= National Confederation of Haitian Vodou =

Haitian civil religious organization

The National Confederation of Haitian Vodou (Konfederasyon Nasyonal Vodou Ayisyen) is a Haitian civil organization which seeks to defend the practice of Haitian Vodou from defamation and persecution. It was headed by Max Beauvoir, until his death in 2015, who served as chef Supreme or "Ati Nasyonal" of the organization.

==History==
In 2005, Beauvoir, a houngan and biochemist, launched the Federasyon Nasyonal Vodou Ayisyen, which he later renamed in 2008 as Konfederasyon Nasyonal Vodou Ayisyen.

In the aftermath of the 2010 Haiti earthquake, he expressed the KNVA's disapproval of the mass graves which were hastily dug for tens of thousands of deceased Haitian victims to René Préval, and he became one of the more prominent advocates of Haitian Vodouisants affected by the earthquake and the aftermath of anti-vodou violence motivated by Christian evangelicals.

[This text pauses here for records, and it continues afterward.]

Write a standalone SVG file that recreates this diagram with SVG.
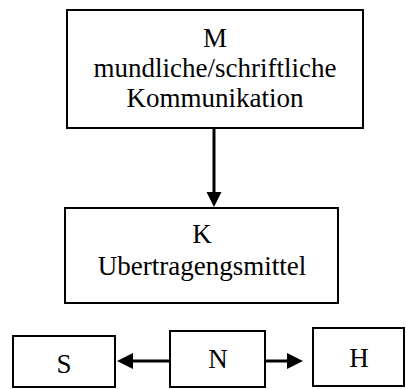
<svg xmlns="http://www.w3.org/2000/svg" width="406" height="389" viewBox="0 0 406 389">
<style>
.box{fill:#fff;stroke:#000;stroke-width:2}
.t{font-family:"Liberation Serif","Times New Roman",serif;font-size:27px;fill:#000;text-anchor:middle}
.c{stroke:#000;stroke-width:3;fill:none}
.h{fill:#000;stroke:none}
</style>
<rect width="406" height="389" fill="#fff"/>
<g id="node-M">
<rect class="box" x="67" y="10" width="296" height="118"/>
<text class="t" x="215" y="47">M</text>
<text class="t" x="215" y="77">mundliche/schriftliche</text>
<text class="t" x="215" y="107">Kommunikation</text>
</g>
<g id="node-K">
<rect class="box" x="65" y="208" width="273" height="95"/>
<text class="t" x="202" y="243">K</text>
<text class="t" x="202" y="275">Ubertragengsmittel</text>
</g>
<g id="node-S">
<rect class="box" x="13" y="336" width="102" height="51"/>
<text class="t" x="64" y="373">S</text>
</g>
<g id="node-N">
<rect class="box" x="170" y="331" width="95" height="56"/>
<text class="t" x="218" y="368">N</text>
</g>
<g id="node-H">
<rect class="box" x="313" y="328" width="91" height="58"/>
<text class="t" x="359" y="367">H</text>
</g>
<g id="connectors">
<line class="c" x1="214" y1="128" x2="214" y2="193"/>
<polygon class="h" points="206.5,192 221.5,192 214,207"/>
<line class="c" x1="169" y1="361" x2="132" y2="361"/>
<polygon class="h" points="133,353 133,369 117,361"/>
<line class="c" x1="265" y1="361" x2="288" y2="361"/>
<polygon class="h" points="287,353 287,369 303,361"/>
</g>
</svg>
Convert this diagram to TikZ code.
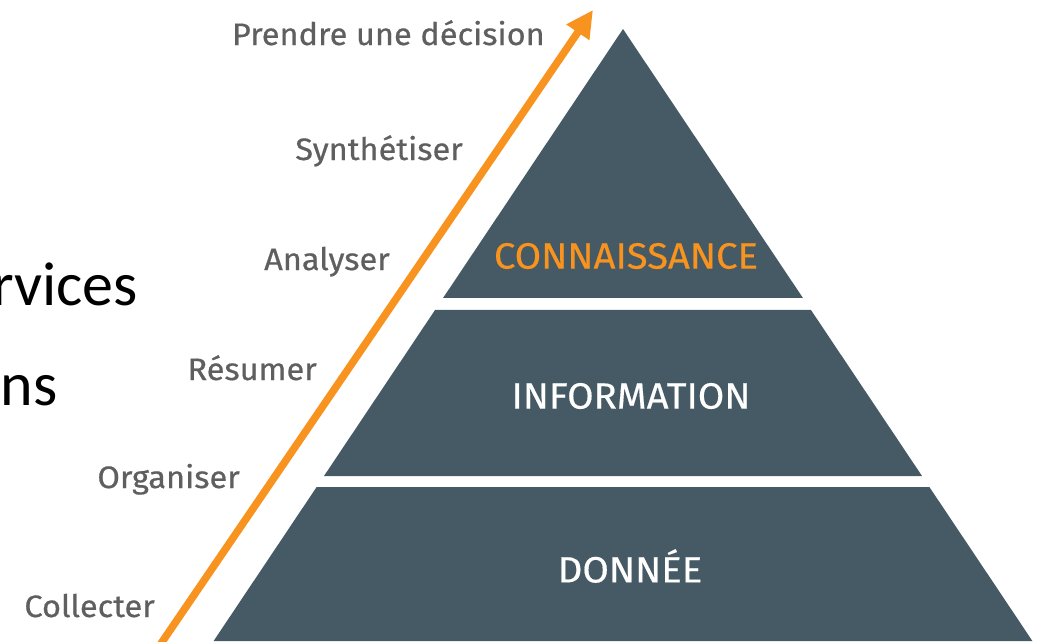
\documentclass[tikz,border=0pt]{standalone}
\usepackage{fontspec}
\usetikzlibrary{calc,arrows.meta}
\newfontfamily\stepfont[FakeStretch=1.05,FakeBold=0.6]{Fira Sans}
\newfontfamily\tierfont[FakeStretch=1.05,FakeBold=0.4]{Fira Sans}
\newfontfamily\slidefont{Carlito}
\definecolor{slate}{HTML}{455A64}
\definecolor{amber}{HTML}{F7931E}
\definecolor{greytext}{HTML}{5F5F5F}
\tikzset{
  tier/.style={fill=slate},
  tierlabel/.style={font=\tierfont\fontsize{36.5}{36.5}\selectfont, text=white, inner sep=0pt},
  steplabel/.style={font=\stepfont\fontsize{31}{31}\selectfont, text=greytext, inner sep=0pt, anchor=base east},
  slidetext/.style={font=\slidefont\fontsize{62}{62}\selectfont, inner sep=0pt, anchor=base east}
}
\begin{document}
\begin{tikzpicture}[x=1pt,y=-1pt]
\useasboundingbox (0,0) rectangle (1041,641);
\clip (0,0) rectangle (1041,641);

\coordinate (apex) at (623,29);
\coordinate (footL) at (213.6,641);
\coordinate (footR) at (1032.4,641);

% three tiers of the pyramid
\fill[tier] (apex)--($(apex)!0.4395!(footL)$)--($(apex)!0.4395!(footR)$)--cycle;
\fill[tier] ($(apex)!0.4591!(footL)$)--($(apex)!0.7304!(footL)$)--($(apex)!0.7304!(footR)$)--($(apex)!0.4591!(footR)$)--cycle;
\fill[tier] ($(apex)!0.7484!(footL)$)--(footL)--(footR)--($(apex)!0.7484!(footR)$)--cycle;

\node[tierlabel, text=amber] (know) at (626,256) {CONNAISSANCE};
\node[tierlabel] (info) at (631,396) {INFORMATION};
\node[tierlabel] (data) at (630,566) {DONNÉE};

% the rising arrow
\coordinate (arrowstart) at (160,645);
\coordinate (arrowtip) at (593,10);
\draw[amber, line width=7.5pt, -{Triangle[length=27pt,width=26pt]}] (arrowstart)--(arrowtip);

\node[steplabel] (decide) at (545,45) {Prendre une décision};
\node[steplabel] (synth) at (463,160) {Synthétiser};
\node[steplabel] (analyse) at (390,270) {Analyser};
\node[steplabel] (resume) at (317,380) {Résumer};
\node[steplabel] (organise) at (240,488) {Organiser};
\node[steplabel] (collect) at (155,617) {Collecter};

\node[slidetext] (services) at (138,305) {rvices};
\node[slidetext] (actions) at (58,405) {ns};
\end{tikzpicture}
\end{document}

The KNVA appointed a member, Anténor Guerrier, to the nine-member Provisional Electoral Council for the 2010 general election.

==Leadership==
Beauvoir headed the organization as Ati from 2005 until his death in 2015. Following his death, a houngan from Gros Morne, Alcenat Zamor, was elected Ati on 12 December 2015, but died from pre-existing complications from a car accident on 30 December before he could be inducted. Following a transition period, Jérémie houngan Joseph Fritzner Comas was elected Ati on 27 February 2016, and was inducted on 16 May 2016. Comas was dismissed from his position on February 1, 2019 by the supervising council of the federation. After Ismaite André served as the interim Ati for several months and an election was held on May 13, 2019, Carl-Henry Desmornes was inaugurated on August 14, 2019 as the third Ati.